The exercise: Every line with the string "React" should be gathered.

Given data:

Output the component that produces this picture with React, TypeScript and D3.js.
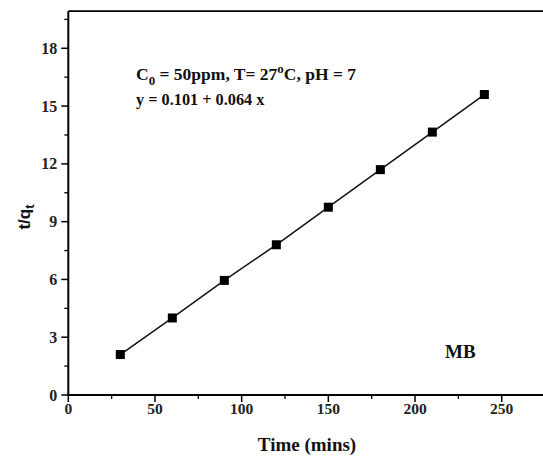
import React from "react";
import * as d3 from "d3";

const times = [30, 60, 90, 120, 150, 180, 210, 240];
const tq = [2.1, 4.0, 5.95, 7.8, 9.75, 11.7, 13.65, 15.6];
const xTicks = [0, 50, 100, 150, 200, 250];
const xMinor = [25, 75, 125, 175, 225, 275];
const yTicks = [0, 3, 6, 9, 12, 15, 18];
const yMinor = [1.5, 4.5, 7.5, 10.5, 13.5, 16.5, 19.5];

const W = 543;
const H = 457;
const left = 68.3;
const bottom = 395;

export default function App() {
  const x = d3.scaleLinear().domain([0, 250]).range([left, 501.7]);
  const y = d3.scaleLinear().domain([0, 18]).range([bottom, 48.3]);
  const top = y(19.93);
  const right = x(280);
  const line = d3
    .line<number>()
    .x((_, i) => x(times[i]))
    .y((d) => y(d));
  const serif = "'Liberation Serif', 'Times New Roman', serif";
  return (
    <svg
      width={W}
      height={H}
      style={{ position: "absolute", left: 0, top: 0, background: "#fff" }}
      fontFamily={serif}
    >
      <rect x={0} y={0} width={W} height={H} fill="#fff" />
      {/* frame */}
      <line x1={left} x2={right} y1={top} y2={top} stroke="#000" strokeWidth={1.8} />
      <line x1={left} x2={left} y1={top} y2={bottom} stroke="#000" strokeWidth={2} />
      <line x1={left - 1} x2={right} y1={bottom} y2={bottom} stroke="#000" strokeWidth={2} />
      {/* y ticks */}
      {yTicks.map((t) => (
        <g key={"y" + t}>
          <line x1={left - 7} x2={left} y1={y(t)} y2={y(t)} stroke="#000" strokeWidth={1.5} />
          <text x={left - 11} y={y(t)} dy="0.35em" textAnchor="end" fontSize={16} fontWeight="bold" fill="#222">
            {t}
          </text>
        </g>
      ))}
      {yMinor.map((t) => (
        <line key={"ym" + t} x1={left - 4} x2={left} y1={y(t)} y2={y(t)} stroke="#000" strokeWidth={1.3} />
      ))}
      {/* x ticks */}
      {xTicks.map((t) => (
        <g key={"x" + t}>
          <line x1={x(t)} x2={x(t)} y1={bottom} y2={bottom + 7} stroke="#000" strokeWidth={1.5} />
          <text x={x(t)} y={bottom + 19} textAnchor="middle" fontSize={15.5} fontWeight="bold" fill="#222">
            {t}
          </text>
        </g>
      ))}
      {xMinor.map((t) => (
        <line key={"xm" + t} x1={x(t)} x2={x(t)} y1={bottom} y2={bottom + 4} stroke="#000" strokeWidth={1.3} />
      ))}
      {/* data */}
      <path d={line(tq) || ""} fill="none" stroke="#111" strokeWidth={1.5} />
      {tq.map((v, i) => (
        <rect key={i} x={x(times[i]) - 4.5} y={y(v) - 4.5} width={9} height={9} fill="#000" />
      ))}
      {/* annotations */}
      <text x={136} y={80} fontSize={17.5} fontWeight="bold" fill="#111">
        C<tspan fontSize={13} dy={5}>0</tspan>
        <tspan dy={-5}> = 50ppm, T= 27</tspan>
        <tspan fontSize={13} dy={-7}>o</tspan>
        <tspan dy={7}>C, pH = 7</tspan>
      </text>
      <text x={136} y={105} fontSize={16.3} fontWeight="bold" fill="#111">
        y = 0.101 + 0.064 x
      </text>
      <text x={445} y={358} fontSize={19} fontWeight="bold" fill="#111">
        MB
      </text>
      {/* axis titles */}
      <text x={307} y={451} textAnchor="middle" fontSize={19} fontWeight="bold" fill="#111">
        Time (mins)
      </text>
      <text
        transform={`translate(30, ${217}) rotate(-90)`}
        textAnchor="middle"
        fontSize={17}
        fontWeight="bold"
        fontFamily="'Liberation Sans', Arial, sans-serif"
        fill="#111"
      >
        t/q<tspan fontSize={13} dy={4}>t</tspan>
      </text>
    </svg>
  );
}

Output of the task:
Output the component that produces this picture with React, TypeScript and D3.js.
import React from "react";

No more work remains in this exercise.